▶ **Supplied material**:
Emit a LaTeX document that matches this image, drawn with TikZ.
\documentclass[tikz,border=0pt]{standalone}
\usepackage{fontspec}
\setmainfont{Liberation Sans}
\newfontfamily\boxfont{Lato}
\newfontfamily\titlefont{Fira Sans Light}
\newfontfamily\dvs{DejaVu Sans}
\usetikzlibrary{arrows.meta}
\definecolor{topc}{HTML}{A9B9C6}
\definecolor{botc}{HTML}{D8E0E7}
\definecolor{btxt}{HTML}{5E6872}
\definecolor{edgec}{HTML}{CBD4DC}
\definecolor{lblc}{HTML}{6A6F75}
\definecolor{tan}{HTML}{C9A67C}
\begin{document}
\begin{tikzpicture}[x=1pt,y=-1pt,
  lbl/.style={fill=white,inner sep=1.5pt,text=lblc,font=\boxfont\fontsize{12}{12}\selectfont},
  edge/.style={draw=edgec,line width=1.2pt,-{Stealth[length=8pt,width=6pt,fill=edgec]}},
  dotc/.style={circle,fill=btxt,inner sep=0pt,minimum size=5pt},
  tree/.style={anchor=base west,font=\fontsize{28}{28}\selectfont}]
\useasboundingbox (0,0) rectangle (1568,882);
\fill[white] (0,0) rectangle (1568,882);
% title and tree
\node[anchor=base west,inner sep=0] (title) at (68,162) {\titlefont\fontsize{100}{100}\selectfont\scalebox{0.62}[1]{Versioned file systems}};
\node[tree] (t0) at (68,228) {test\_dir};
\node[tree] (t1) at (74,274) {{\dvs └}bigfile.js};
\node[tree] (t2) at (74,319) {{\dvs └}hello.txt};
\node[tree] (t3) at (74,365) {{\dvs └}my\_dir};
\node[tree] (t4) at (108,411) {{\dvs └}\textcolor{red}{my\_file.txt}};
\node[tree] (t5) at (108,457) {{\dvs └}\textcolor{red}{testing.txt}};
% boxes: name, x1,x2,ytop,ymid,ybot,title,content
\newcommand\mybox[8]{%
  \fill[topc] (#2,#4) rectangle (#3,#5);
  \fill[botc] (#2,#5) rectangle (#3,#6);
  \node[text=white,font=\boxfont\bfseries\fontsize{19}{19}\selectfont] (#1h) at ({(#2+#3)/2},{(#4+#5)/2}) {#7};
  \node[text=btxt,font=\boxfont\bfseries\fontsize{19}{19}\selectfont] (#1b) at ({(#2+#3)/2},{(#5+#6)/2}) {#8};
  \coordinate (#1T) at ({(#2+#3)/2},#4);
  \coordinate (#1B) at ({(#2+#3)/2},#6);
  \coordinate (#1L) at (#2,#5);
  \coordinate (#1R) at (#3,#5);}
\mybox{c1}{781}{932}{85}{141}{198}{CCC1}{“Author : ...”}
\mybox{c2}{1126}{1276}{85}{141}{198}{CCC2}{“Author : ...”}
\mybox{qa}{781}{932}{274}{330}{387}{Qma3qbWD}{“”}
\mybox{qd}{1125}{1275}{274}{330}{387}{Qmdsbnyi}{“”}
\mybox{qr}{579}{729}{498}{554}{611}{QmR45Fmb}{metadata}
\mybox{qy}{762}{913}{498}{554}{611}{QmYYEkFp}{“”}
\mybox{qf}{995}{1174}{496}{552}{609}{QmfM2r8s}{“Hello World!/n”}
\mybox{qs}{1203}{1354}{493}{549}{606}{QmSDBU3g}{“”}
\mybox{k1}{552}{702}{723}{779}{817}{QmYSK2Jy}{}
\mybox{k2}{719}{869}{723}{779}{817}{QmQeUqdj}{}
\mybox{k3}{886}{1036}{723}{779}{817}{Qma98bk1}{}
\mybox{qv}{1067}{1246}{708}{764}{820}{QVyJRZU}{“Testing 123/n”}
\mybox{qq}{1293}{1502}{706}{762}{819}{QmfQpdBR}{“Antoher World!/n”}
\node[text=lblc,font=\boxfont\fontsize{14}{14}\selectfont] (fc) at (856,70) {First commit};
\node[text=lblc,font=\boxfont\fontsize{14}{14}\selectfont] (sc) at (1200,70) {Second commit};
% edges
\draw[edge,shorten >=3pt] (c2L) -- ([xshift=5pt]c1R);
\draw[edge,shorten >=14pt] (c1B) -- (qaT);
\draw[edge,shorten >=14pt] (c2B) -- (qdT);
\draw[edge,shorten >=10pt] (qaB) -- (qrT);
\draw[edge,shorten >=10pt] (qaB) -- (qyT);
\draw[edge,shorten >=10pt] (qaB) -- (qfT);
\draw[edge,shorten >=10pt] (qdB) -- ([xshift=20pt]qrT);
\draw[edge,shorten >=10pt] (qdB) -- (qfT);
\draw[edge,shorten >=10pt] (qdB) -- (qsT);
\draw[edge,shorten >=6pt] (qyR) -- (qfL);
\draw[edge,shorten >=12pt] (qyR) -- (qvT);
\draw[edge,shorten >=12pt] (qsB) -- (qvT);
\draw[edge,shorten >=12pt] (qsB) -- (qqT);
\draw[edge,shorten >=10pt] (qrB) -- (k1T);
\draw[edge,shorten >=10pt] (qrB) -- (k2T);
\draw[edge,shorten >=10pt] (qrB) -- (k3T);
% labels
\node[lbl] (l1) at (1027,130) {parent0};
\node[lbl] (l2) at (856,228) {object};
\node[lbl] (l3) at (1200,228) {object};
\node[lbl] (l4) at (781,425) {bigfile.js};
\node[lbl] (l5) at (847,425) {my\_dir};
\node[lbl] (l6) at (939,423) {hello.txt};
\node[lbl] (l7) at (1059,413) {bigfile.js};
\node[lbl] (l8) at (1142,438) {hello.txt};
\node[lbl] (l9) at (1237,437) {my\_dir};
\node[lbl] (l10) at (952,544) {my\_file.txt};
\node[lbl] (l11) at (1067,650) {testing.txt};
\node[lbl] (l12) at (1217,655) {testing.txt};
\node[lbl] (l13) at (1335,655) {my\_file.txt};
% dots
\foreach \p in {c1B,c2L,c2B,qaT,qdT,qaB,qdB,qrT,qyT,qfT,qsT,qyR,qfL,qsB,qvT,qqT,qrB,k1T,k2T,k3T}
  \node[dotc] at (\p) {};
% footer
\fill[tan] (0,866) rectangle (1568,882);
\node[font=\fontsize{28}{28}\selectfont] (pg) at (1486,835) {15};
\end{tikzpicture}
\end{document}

▶ **The task**: Return each line of the data exactly as written above.

▶ **Exercise answer**:
Emit a LaTeX document that matches this image, drawn with TikZ.
\documentclass[tikz,border=0pt]{standalone}
\usepackage{fontspec}
\setmainfont{Liberation Sans}
\newfontfamily\boxfont{Lato}
\newfontfamily\titlefont{Fira Sans Light}
\newfontfamily\dvs{DejaVu Sans}
\usetikzlibrary{arrows.meta}
\definecolor{topc}{HTML}{A9B9C6}
\definecolor{botc}{HTML}{D8E0E7}
\definecolor{btxt}{HTML}{5E6872}
\definecolor{edgec}{HTML}{CBD4DC}
\definecolor{lblc}{HTML}{6A6F75}
\definecolor{tan}{HTML}{C9A67C}
\begin{document}
\begin{tikzpicture}[x=1pt,y=-1pt,
  lbl/.style={fill=white,inner sep=1.5pt,text=lblc,font=\boxfont\fontsize{12}{12}\selectfont},
  edge/.style={draw=edgec,line width=1.2pt,-{Stealth[length=8pt,width=6pt,fill=edgec]}},
  dotc/.style={circle,fill=btxt,inner sep=0pt,minimum size=5pt},
  tree/.style={anchor=base west,font=\fontsize{28}{28}\selectfont}]
\useasboundingbox (0,0) rectangle (1568,882);
\fill[white] (0,0) rectangle (1568,882);
% title and tree
\node[anchor=base west,inner sep=0] (title) at (68,162) {\titlefont\fontsize{100}{100}\selectfont\scalebox{0.62}[1]{Versioned file systems}};
\node[tree] (t0) at (68,228) {test\_dir};
\node[tree] (t1) at (74,274) {{\dvs └}bigfile.js};
\node[tree] (t2) at (74,319) {{\dvs └}hello.txt};
\node[tree] (t3) at (74,365) {{\dvs └}my\_dir};
\node[tree] (t4) at (108,411) {{\dvs └}\textcolor{red}{my\_file.txt}};
\node[tree] (t5) at (108,457) {{\dvs └}\textcolor{red}{testing.txt}};
% boxes: name, x1,x2,ytop,ymid,ybot,title,content
\newcommand\mybox[8]{%
  \fill[topc] (#2,#4) rectangle (#3,#5);
  \fill[botc] (#2,#5) rectangle (#3,#6);
  \node[text=white,font=\boxfont\bfseries\fontsize{19}{19}\selectfont] (#1h) at ({(#2+#3)/2},{(#4+#5)/2}) {#7};
  \node[text=btxt,font=\boxfont\bfseries\fontsize{19}{19}\selectfont] (#1b) at ({(#2+#3)/2},{(#5+#6)/2}) {#8};
  \coordinate (#1T) at ({(#2+#3)/2},#4);
  \coordinate (#1B) at ({(#2+#3)/2},#6);
  \coordinate (#1L) at (#2,#5);
  \coordinate (#1R) at (#3,#5);}
\mybox{c1}{781}{932}{85}{141}{198}{CCC1}{“Author : ...”}
\mybox{c2}{1126}{1276}{85}{141}{198}{CCC2}{“Author : ...”}
\mybox{qa}{781}{932}{274}{330}{387}{Qma3qbWD}{“”}
\mybox{qd}{1125}{1275}{274}{330}{387}{Qmdsbnyi}{“”}
\mybox{qr}{579}{729}{498}{554}{611}{QmR45Fmb}{metadata}
\mybox{qy}{762}{913}{498}{554}{611}{QmYYEkFp}{“”}
\mybox{qf}{995}{1174}{496}{552}{609}{QmfM2r8s}{“Hello World!/n”}
\mybox{qs}{1203}{1354}{493}{549}{606}{QmSDBU3g}{“”}
\mybox{k1}{552}{702}{723}{779}{817}{QmYSK2Jy}{}
\mybox{k2}{719}{869}{723}{779}{817}{QmQeUqdj}{}
\mybox{k3}{886}{1036}{723}{779}{817}{Qma98bk1}{}
\mybox{qv}{1067}{1246}{708}{764}{820}{QVyJRZU}{“Testing 123/n”}
\mybox{qq}{1293}{1502}{706}{762}{819}{QmfQpdBR}{“Antoher World!/n”}
\node[text=lblc,font=\boxfont\fontsize{14}{14}\selectfont] (fc) at (856,70) {First commit};
\node[text=lblc,font=\boxfont\fontsize{14}{14}\selectfont] (sc) at (1200,70) {Second commit};
% edges
\draw[edge,shorten >=3pt] (c2L) -- ([xshift=5pt]c1R);
\draw[edge,shorten >=14pt] (c1B) -- (qaT);
\draw[edge,shorten >=14pt] (c2B) -- (qdT);
\draw[edge,shorten >=10pt] (qaB) -- (qrT);
\draw[edge,shorten >=10pt] (qaB) -- (qyT);
\draw[edge,shorten >=10pt] (qaB) -- (qfT);
\draw[edge,shorten >=10pt] (qdB) -- ([xshift=20pt]qrT);
\draw[edge,shorten >=10pt] (qdB) -- (qfT);
\draw[edge,shorten >=10pt] (qdB) -- (qsT);
\draw[edge,shorten >=6pt] (qyR) -- (qfL);
\draw[edge,shorten >=12pt] (qyR) -- (qvT);
\draw[edge,shorten >=12pt] (qsB) -- (qvT);
\draw[edge,shorten >=12pt] (qsB) -- (qqT);
\draw[edge,shorten >=10pt] (qrB) -- (k1T);
\draw[edge,shorten >=10pt] (qrB) -- (k2T);
\draw[edge,shorten >=10pt] (qrB) -- (k3T);
% labels
\node[lbl] (l1) at (1027,130) {parent0};
\node[lbl] (l2) at (856,228) {object};
\node[lbl] (l3) at (1200,228) {object};
\node[lbl] (l4) at (781,425) {bigfile.js};
\node[lbl] (l5) at (847,425) {my\_dir};
\node[lbl] (l6) at (939,423) {hello.txt};
\node[lbl] (l7) at (1059,413) {bigfile.js};
\node[lbl] (l8) at (1142,438) {hello.txt};
\node[lbl] (l9) at (1237,437) {my\_dir};
\node[lbl] (l10) at (952,544) {my\_file.txt};
\node[lbl] (l11) at (1067,650) {testing.txt};
\node[lbl] (l12) at (1217,655) {testing.txt};
\node[lbl] (l13) at (1335,655) {my\_file.txt};
% dots
\foreach \p in {c1B,c2L,c2B,qaT,qdT,qaB,qdB,qrT,qyT,qfT,qsT,qyR,qfL,qsB,qvT,qqT,qrB,k1T,k2T,k3T}
  \node[dotc] at (\p) {};
% footer
\fill[tan] (0,866) rectangle (1568,882);
\node[font=\fontsize{28}{28}\selectfont] (pg) at (1486,835) {15};
\end{tikzpicture}
\end{document}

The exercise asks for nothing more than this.